Professor: Monique Balbuena
4.00 credits
- CRN 21095: Tuesday & Thursday, 1000-1150 @ VIL 101
Graduation Requirement: This class will fulfill an Arts & Letters Colloquium and a Global Perspectives (GP) area of inquiry requirement. If the student has already taken an Arts & Letters Colloquium, this class will fulfill both of the following requirements: an Elective Colloquium and a GP area of inquiry.
Even before the end of WWII cinema had already begun to depict the violence and fascism coming out of Nazi Germany. Following the liberation of the camps, documentarians sought to represent the reality they encountered. Since then scores of documentaries and fiction films have attempted to capture the physical horrors of the Holocaust and understand how such actions could have happened. There are ongoing efforts to record the testimonies of witnesses. Films continue to be made, representing both the experiences of survivors years after their ordeals and the ways in which trauma has affected the second and third generation of survivors and perpetrators alike. While exploring the roles of perpetrators, bystanders and survivors, films also reflect the contexts in which they are made, as well as local attitudes to the war and the Holocaust.

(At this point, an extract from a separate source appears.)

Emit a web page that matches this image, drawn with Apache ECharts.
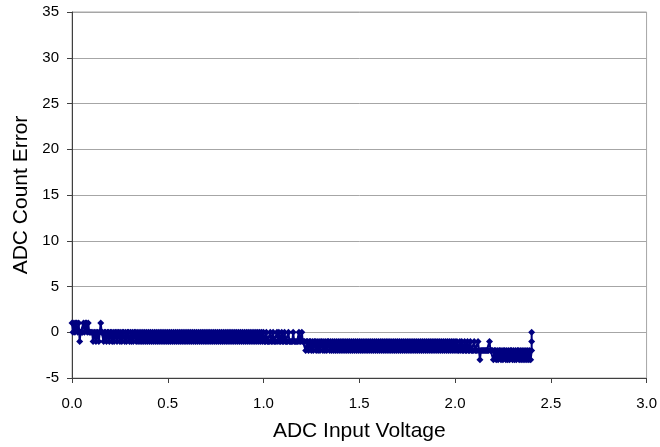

This course will consider the ways in which cinematic interventions affect our understanding of the Holocaust. We will watch different genres, including documentaries, testimony, comedy, drama, musicals, and action-adventure films. We will study films from different locations, including the UK, the US, Israel, Poland, Hungary, Italy and, possibly, the USSR. We will explore the role of Hollywood in shaping visual imagery, and the role of both popular and artistic filmmaking.